Driving the news: The game's weeklong free play test has surged on Steam, peaking at nearly 250,000 concurrent players today.
- The Finals, now in beta on PC, Xbox and PlayStation, is the debut project from Embark, a subsidiary of Korean gaming giant Nexon and a team comprised of numerous veterans of EA's Battlefield franchise.
The intrigue: The game has been praised for its fast-based combat and for the ability to blow up parts of the levels realistically as you play.
- But its use of AI voice acting for lines shouted midmatch by in-game announcers has drawn heat. Forbes' Paul Tassi, who enjoyed the game, said it sounded bad: "The cadence is off. There's weird breathing sometimes. It's just not good compared to the quality of the actual gameplay."

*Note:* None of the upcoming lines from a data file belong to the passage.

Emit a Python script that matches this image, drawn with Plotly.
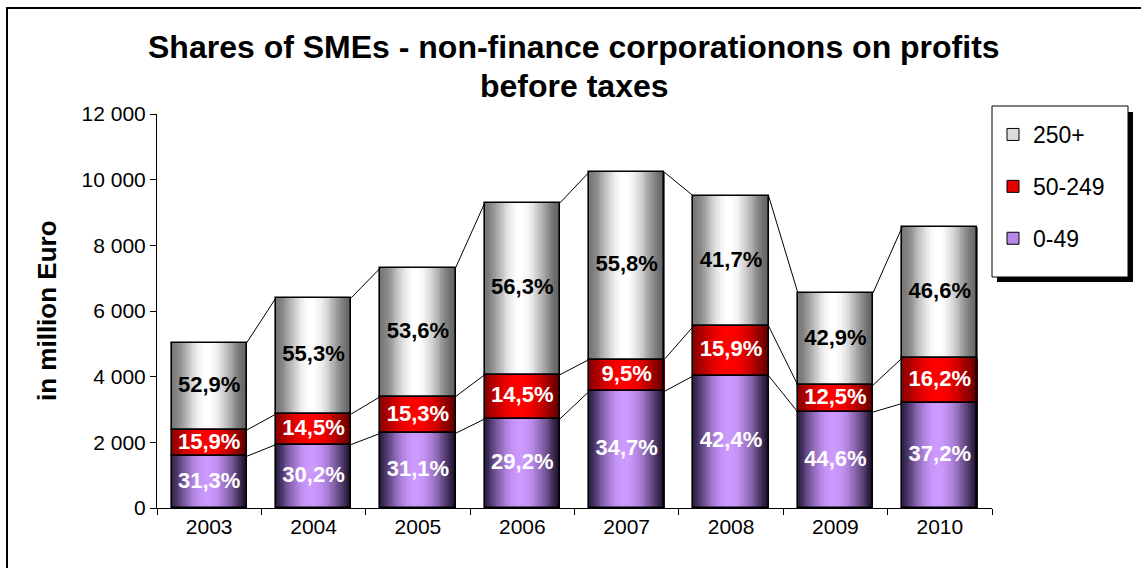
import plotly.graph_objects as go

# Profits before taxes, in million Euro, and the share of each size class (%)
years = ["2003", "2004", "2005", "2006", "2007", "2008", "2009", "2010"]
totals = [5030, 6400, 7310, 9290, 10230, 9500, 6550, 8560]
share_0_49 = [31.3, 30.2, 31.1, 29.2, 34.7, 42.4, 44.6, 37.2]
share_50_249 = [15.9, 14.5, 15.3, 14.5, 9.5, 15.9, 12.5, 16.2]
share_250 = [52.9, 55.3, 53.6, 56.3, 55.8, 41.7, 42.9, 46.6]

series_names = ["0-49", "50-249", "250+"]
series_shares = [share_0_49, share_50_249, share_250]

# gradient colours per series: left edge, centre, right edge, falloff
left_cols = [(45, 30, 70), (140, 0, 0), (120, 120, 120)]
centre_cols = [(204, 153, 255), (255, 0, 0), (255, 255, 255)]
right_cols = [(25, 15, 40), (95, 0, 0), (100, 100, 100)]
falloff = [1.3, 1.3, 1.9]
swatch_cols = ["#b48ae6", "#e60000", "#dcdcdc"]
label_cols = ["white", "white", "black"]

FONT = "Liberation Sans"
x_pos = list(range(len(years)))
BAR_W = 0.72
N_SLICES = 40

# segment sizes and bases (million Euro)
seg_vals = [[t * s / 100 for t, s in zip(totals, sh)] for sh in series_shares]
bases = []
running = [0.0] * len(years)
for vals in seg_vals:
    bases.append(list(running))
    running = [r + v for r, v in zip(running, vals)]


def mix(c0, c1, f):
    return "rgb({},{},{})".format(*[round(a + (b - a) * f) for a, b in zip(c0, c1)])


def shade(si, t, c=0.47):
    edge = left_cols[si] if t < c else right_cols[si]
    d = c if t < c else 1 - c
    v = max(0.0, 1 - ((t - c) / d) ** 2) ** falloff[si]
    return mix(edge, centre_cols[si], v)


fig = go.Figure()

# gradient fill: every segment is painted as thin vertical slices
for si, vals in enumerate(seg_vals):
    for k in range(N_SLICES):
        t = (k + 0.5) / N_SLICES
        sw = BAR_W / N_SLICES
        fig.add_trace(go.Bar(
            x=x_pos, y=vals, base=bases[si],
            width=sw * 1.15, offset=-BAR_W / 2 + k * sw,
            marker=dict(color=shade(si, t), line=dict(width=0)),
            showlegend=False, hoverinfo="skip",
        ))

# black outlines of the segments
for si, vals in enumerate(seg_vals):
    fig.add_trace(go.Bar(
        x=x_pos, y=vals, base=bases[si], width=BAR_W,
        marker=dict(color="rgba(0,0,0,0)", line=dict(color="black", width=1.6)),
        showlegend=False, hoverinfo="skip",
    ))

# series lines joining the segment tops of neighbouring bars
levels = []
running = [0.0] * len(years)
for vals in seg_vals:
    running = [r + v for r, v in zip(running, vals)]
    levels.append(list(running))
for lv in levels:
    lx, ly = [], []
    for i in range(len(years) - 1):
        lx += [x_pos[i] + BAR_W / 2, x_pos[i + 1] - BAR_W / 2, None]
        ly += [lv[i], lv[i + 1], None]
    fig.add_trace(go.Scatter(x=lx, y=ly, mode="lines",
                             line=dict(color="black", width=1),
                             showlegend=False, hoverinfo="skip"))

# percentage labels in the middle of each segment
for si, vals in enumerate(seg_vals):
    fig.add_trace(go.Scatter(
        x=x_pos, y=[b + v / 2 for b, v in zip(bases[si], vals)],
        mode="text",
        text=[f"{s:.1f}%".replace(".", ",") for s in series_shares[si]],
        textfont=dict(family=FONT, size=22, color=label_cols[si], weight="bold"),
        showlegend=False, hoverinfo="skip",
    ))

# legend entries, top to bottom: 250+, 50-249, 0-49
for si in [2, 1, 0]:
    fig.add_trace(go.Bar(
        x=[None], y=[None], name=series_names[si],
        marker=dict(color=swatch_cols[si], line=dict(color="black", width=1)),
        legendgroup=series_names[si], legendrank=3 - si,
    ))

L, R, T, B = 157, 149, 114, 60
PW, PH = 1141 - L - R, 568 - T - B


def px(x):
    return (x - L) / PW


def py(y):
    return (568 - B - y) / PH


shapes = [
    # frame of the chart (top and left edges)
    dict(type="line", xref="paper", yref="paper", x0=px(6), x1=px(1141),
         y0=py(8), y1=py(8), line=dict(color="black", width=2)),
    dict(type="line", xref="paper", yref="paper", x0=px(7), x1=px(7),
         y0=py(8), y1=py(568), line=dict(color="black", width=2)),
    # legend shadow and box
    dict(type="rect", xref="paper", yref="paper", x0=px(997), x1=px(1133),
         y0=py(282), y1=py(112), fillcolor="black", line=dict(width=0), layer="below"),
    dict(type="rect", xref="paper", yref="paper", x0=px(992), x1=px(1128),
         y0=py(277), y1=py(106), fillcolor="white",
         line=dict(color="black", width=1), layer="below"),
]

annotations = [
    dict(text="Shares of SMEs - non-finance corporationons on profits",
         xref="paper", yref="paper", x=px(574), y=py(47), showarrow=False,
         xanchor="center", yanchor="middle",
         font=dict(family=FONT, size=32, color="black", weight="bold")),
    dict(text="before taxes",
         xref="paper", yref="paper", x=px(574), y=py(86), showarrow=False,
         xanchor="center", yanchor="middle",
         font=dict(family=FONT, size=32, color="black", weight="bold")),
    dict(text="in million Euro", textangle=-90,
         xref="paper", yref="paper", x=px(47), y=py(310), showarrow=False,
         xanchor="center", yanchor="middle",
         font=dict(family=FONT, size=26, color="black", weight="bold")),
]

fig.update_layout(
    width=1141, height=568,
    margin=dict(l=L, r=R, t=T, b=B, pad=0),
    paper_bgcolor="white", plot_bgcolor="white",
    barmode="overlay", bargap=0,
    separators=", ",
    font=dict(family=FONT, size=21, color="black"),
    showlegend=True,
    legend=dict(x=px(993), y=py(113), xanchor="left", yanchor="top",
                bgcolor="rgba(0,0,0,0)", borderwidth=0,
                font=dict(family=FONT, size=23, color="black"),
                tracegroupgap=19, traceorder="grouped"),
    xaxis=dict(range=[-0.5, len(years) - 0.5], tickmode="array",
               tickvals=x_pos, ticktext=years, ticks="",
               showline=True, linecolor="black", linewidth=1,
               showgrid=False, zeroline=False,
               tickfont=dict(family=FONT, size=21),
               minor=dict(ticks="outside", tick0=-0.5, dtick=1, ticklen=6,
                          tickcolor="black", tickwidth=1, showgrid=False)),
    yaxis=dict(range=[0, 12000], dtick=2000, tick0=0,
               separatethousands=True, tickformat=",d",
               ticks="outside", ticklen=6, tickcolor="black", tickwidth=1,
               showline=True, linecolor="black", linewidth=1,
               showgrid=False, zeroline=False,
               tickfont=dict(family=FONT, size=21)),
    shapes=shapes, annotations=annotations,
)

fig.write_html("out.html")
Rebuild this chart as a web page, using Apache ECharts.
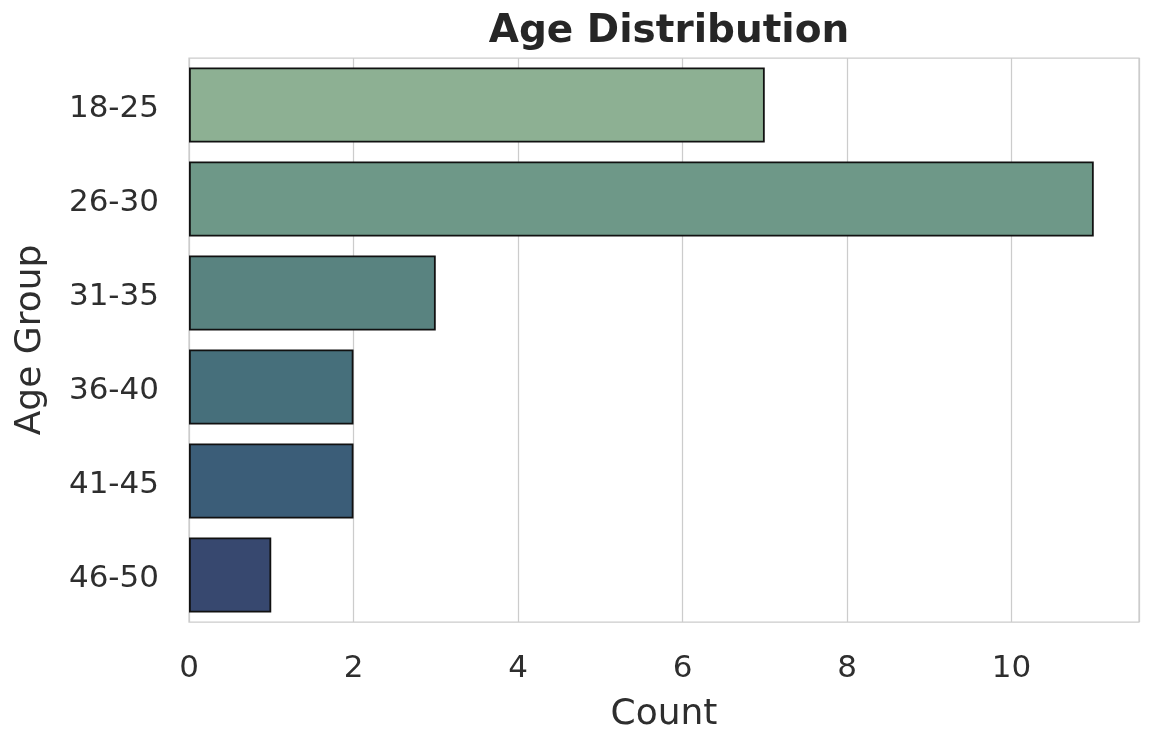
<!DOCTYPE html>
<html>
<head>
<meta charset="utf-8">
<script src="https://cdn.jsdelivr.net/npm/echarts@6/dist/echarts.min.js"></script>
<style>
html,body{margin:0;padding:0;background:#fff;}
#chart{width:1156px;height:740px;}
</style>
</head>
<body>
<div id="chart"></div>
<script>
const categories = ['18-25', '26-30', '31-35', '36-40', '41-45', '46-50'];
const counts = [7, 11, 3, 2, 2, 1];
const barColors = ['#8db093', '#6e9888', '#598380', '#466f7b', '#3b5d78', '#37486f'];
const xTicks = [0, 2, 4, 6, 8, 10];

const chart = echarts.init(document.getElementById('chart'));
const font = 'DejaVu Sans';
const textColor = '#2e2e2e';
chart.setOption({
  animation: false,
  backgroundColor: '#ffffff',
  title: {
    text: 'Age Distribution',
    left: 664,
    textAlign: 'center',
    top: 7,
    textStyle: { fontFamily: font, fontSize: 39, fontWeight: 'bold', color: '#262626' }
  },
  grid: {
    left: 189, right: 17, top: 58, bottom: 118,
    show: true, borderColor: '#cccccc', borderWidth: 1.25, backgroundColor: 'transparent'
  },
  xAxis: {
    type: 'value',
    min: 0,
    max: 11.55,
    interval: 2,
    name: 'Count',
    nameLocation: 'middle',
    nameGap: 75,
    nameTextStyle: { fontFamily: font, fontSize: 36, color: textColor },
    axisLine: { show: false },
    axisTick: { show: false },
    axisLabel: {
      fontFamily: font, fontSize: 31, color: textColor, margin: 31,
      formatter: v => (xTicks.indexOf(v) >= 0 ? String(v) : '')
    },
    splitLine: { show: true, lineStyle: { color: '#cccccc', width: 1.25 } }
  },
  yAxis: {
    type: 'category',
    data: categories,
    inverse: true,
    name: 'Age Group',
    nameLocation: 'middle',
    nameGap: 140,
    nameTextStyle: { fontFamily: font, fontSize: 36, color: textColor },
    axisLine: { show: false },
    axisTick: { show: false },
    axisLabel: {
      margin: 30,
      formatter: v => '{a|' + v + '}',
      rich: { a: { fontFamily: font, fontSize: 31, color: textColor, padding: [7, 0, 0, 0] } }
    },
    splitLine: { show: false }
  },
  series: [{
    type: 'bar',
    barCategoryGap: '20%',
    data: counts.map((v, i) => ({
      value: v,
      itemStyle: { color: barColors[i], borderColor: '#111111', borderWidth: 1.8 }
    }))
  }]
});
</script>
</body>
</html>
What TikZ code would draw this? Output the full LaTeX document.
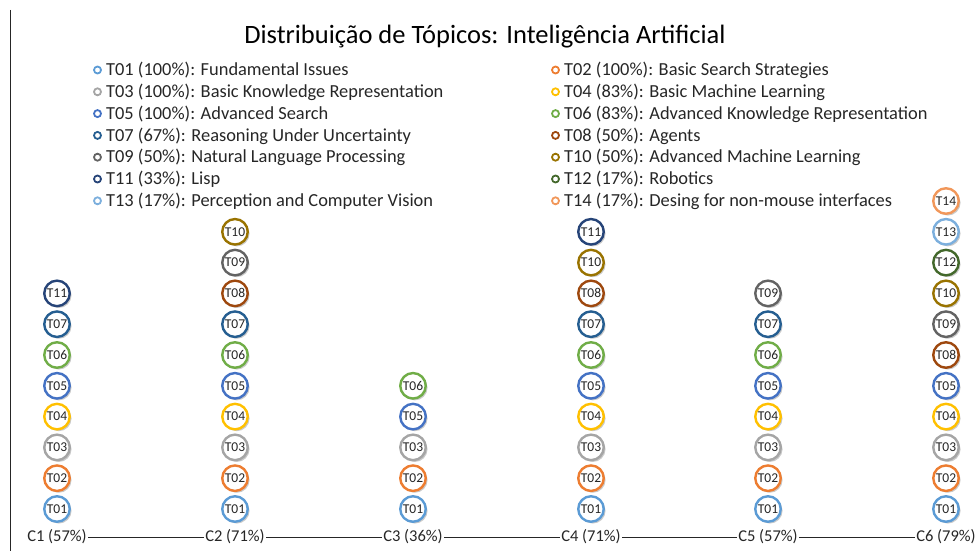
\documentclass[tikz,border=0pt]{standalone}
\usepackage{fontspec}
\setmainfont{Carlito}
\usetikzlibrary{shadows}
\definecolor{t01}{HTML}{5B9BD5}
\definecolor{t02}{HTML}{ED7D31}
\definecolor{t03}{HTML}{A5A5A5}
\definecolor{t04}{HTML}{FFC000}
\definecolor{t05}{HTML}{4472C4}
\definecolor{t06}{HTML}{70AD47}
\definecolor{t07}{HTML}{255E91}
\definecolor{t08}{HTML}{9E480E}
\definecolor{t09}{HTML}{636363}
\definecolor{t10}{HTML}{997300}
\definecolor{t11}{HTML}{264478}
\definecolor{t12}{HTML}{43682B}
\definecolor{t13}{HTML}{7CAFDD}
\definecolor{t14}{HTML}{F1975A}
\tikzset{
  topic/.style={circle, draw=#1, line width=2.4pt, fill=white, minimum size=25.5pt, inner sep=0pt,
    font=\fontsize{13.5}{14}\selectfont, text=black!85,
    drop shadow={shadow xshift=1.8pt, shadow yshift=-1.8pt, opacity=0.35, fill=black!60}},
  legmark/.style={circle, draw=#1, line width=1.8pt, minimum size=7pt, inner sep=0pt},
  legtext/.style={anchor=west, inner sep=0pt, font=\fontsize{18.4}{20}\selectfont, text=black!85},
  collabel/.style={inner sep=1.5pt, font=\fontsize{16.5}{18}\selectfont, text=black!85},
  axisline/.style={draw=black!85, line width=0.8pt},
}
\begin{document}
\begin{tikzpicture}[x=1pt,y=-1pt]
\useasboundingbox (0,0) rectangle (979,551);
\draw[black!85, line width=1pt] (10.5,10) coordinate (vtop) -- (10.5,551) coordinate (vbot);
\node[font=\fontsize{26.5}{30}\selectfont] (title) at (485,37) {Distribuição de Tópicos: Inteligência Artificial};
% legend
\foreach \t/\txt [count=\k] in {
  01/{T01 (100\%): Fundamental Issues},
  03/{T03 (100\%): Basic Knowledge Representation},
  05/{T05 (100\%): Advanced Search},
  07/{T07 (67\%): Reasoning Under Uncertainty},
  09/{T09 (50\%): Natural Language Processing},
  11/{T11 (33\%): Lisp},
  13/{T13 (17\%): Perception and Computer Vision}} {
  \node[legmark=t\t] (lm\t) at (97.5,{70+(\k-1)*21.8}) {};
  \node[legtext] (lt\t) at (106,{70.5+(\k-1)*21.8}) {\txt};
}
\foreach \t/\txt [count=\k] in {
  02/{T02 (100\%): Basic Search Strategies},
  04/{T04 (83\%): Basic Machine Learning},
  06/{T06 (83\%): Advanced Knowledge Representation},
  08/{T08 (50\%): Agents},
  10/{T10 (50\%): Advanced Machine Learning},
  12/{T12 (17\%): Robotics},
  14/{T14 (17\%): Desing for non-mouse interfaces}} {
  \node[legmark=t\t] (lm\t) at (555.5,{70+(\k-1)*21.8}) {};
  \node[legtext] (lt\t) at (564,{70.5+(\k-1)*21.8}) {\txt};
}
% columns
\foreach \c/\x/\lst in {
  1/57/{01,02,03,04,05,06,07,11},
  2/235/{01,02,03,04,05,06,07,08,09,10},
  3/413/{01,02,03,05,06},
  4/591/{01,02,03,04,05,06,07,08,10,11},
  5/768/{01,02,03,04,05,06,07,09},
  6/946/{01,02,03,04,05,08,09,10,12,13,14}} {
  \foreach \t [count=\r] in \lst {
    \node[topic=t\t] (c\c t\t) at (\x,{509-(\r-1)*30.8}) {T\t};
  }
}
% axis labels
\node[collabel] (l1) at (57,537) {C1 (57\%)};
\node[collabel] (l2) at (235,537) {C2 (71\%)};
\node[collabel] (l3) at (413,537) {C3 (36\%)};
\node[collabel] (l4) at (591,537) {C4 (71\%)};
\node[collabel] (l5) at (768,537) {C5 (57\%)};
\node[collabel] (l6) at (946,537) {C6 (79\%)};
\foreach \a/\b in {1/2,2/3,3/4,4/5,5/6} {
  \draw[axisline] (l\a.east) -- (l\b.west);
}
\end{tikzpicture}
\end{document}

- Throughout the year, professional voice actors have sounded alarms over the threat that AI could take their jobs, and those represented by SAG-AFTRA have made the issue central to talks over a new union contract (and a potential strike).
What they're saying: The Finals uses a mix of human-acted voicework and AI-generated text-to-speech (TTS) conversion, Embark's communications director Sven Grundberg tells Axios.
- Real actors, recording their lines in the traditional way, allows "chemistry and conflict" and "adds depth to our game worlds that technology can't emulate," he says.
- "Other times, especially when it relates to contextual in-game action call-outs, TTS allows us to have tailored VO where we otherwise wouldn't e.g. due to speed of implementation."
- Both approaches use people, he says. Voices generated by AI for the Finals, Grunberg noted, are "based on a mix of professional voice actors and temp voices from Embark employees."
The bottom line: Discussion over AI is inextricably linked to how it'll impact people, including those whose work overlaps with what AI can do.
- "Making games without actors isn't an end goal for Embark," says Grunberg.
- "TTS technology has introduced new ways for us to work together."